Plantation industry seeks urgent attention to tackle current problems
View(s):The Planters’ Association of Ceylon (PA), the apex body of Sri Lanka’s Plantation industry, has called for an urgent review and streamlining of the industry’s cost structures in light of the unprecedented crisis in West Asia and the Strait of Hormuz.
Currently, approximately 45 per cent of Sri Lanka’s total annual tea exports – equivalent to approximately US$680 million of Sri Lanka’s total $1.5 billion tea export revenue – is generated from West Asian markets across Iran, Iraq, UAE, and Saudi Arabia, the PA said in a media release.
Given the critical nature of these market for Pure Ceylon Tea, the PA noted with concern that the combination of supply and demand side constraints emerging since the start of the year are creating unprecedented and existential challenges for the entire plantation industry – spanning Regional Plantation Companies (RPCs) and smallholders across tea and rubber.

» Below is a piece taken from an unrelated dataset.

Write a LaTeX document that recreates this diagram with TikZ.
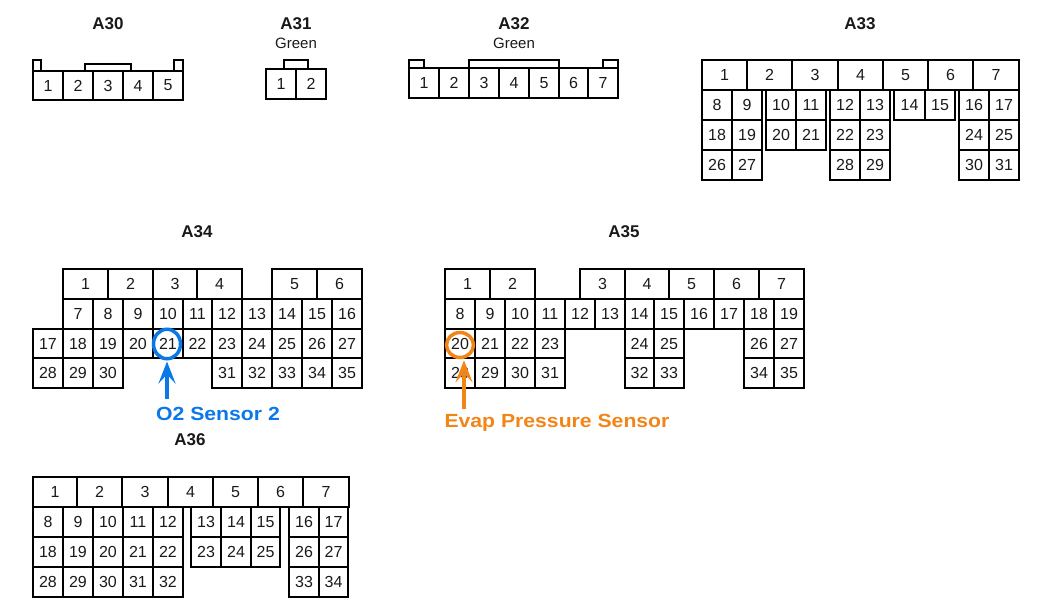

Currently, wages account for nearly 70 per cent of the total Cost of Production (COP) in tea and rubber. Input material costs such as Fuel, Fertiliser, Chemicals, Firewood, Packing Materials and other physical goods account for the rest of the COP.
Until the most recent wage hike which came into effect from January 2026, plantation sector wages had been a perennially contentious challenge for the industry.
While RPCs had always agreed in principle with the need to increase worker wages, the industry had consistently called for financially sustainable mechanisms for implementing wage hikes, in light of the significantly higher costs of production, and lower rates of productivity prevalent across Sri Lanka’s plantation industry.
Over the past decade, the Sri Lankan plantation industry has endured various crisis situations. These were caused by ad hoc decisions of previous governments on fertilizer, agri-chemicals and crop diversification. They were followed by disruptions arising out of the COVID lockdowns, 2022 economic crisis, and most recently, Cyclone Ditwah. Each of these events has already taken a significant toll on Sri Lankan plantations.
Combined with continuous increases to the cost of production, and within it the cost of wages, the entire plantation sector is experiencing unprecedented strain.
In light of these converging pressures, the PA calls for coordinated action across several priority areas including but not limited to emergency measures to secure fertiliser stocks, establishment of working capital support – particularly for smallholders, strategic management and storage of unsold stocks and an accelerated effort to diversify markets where Ceylon Tea’s premium positioning can command higher margins.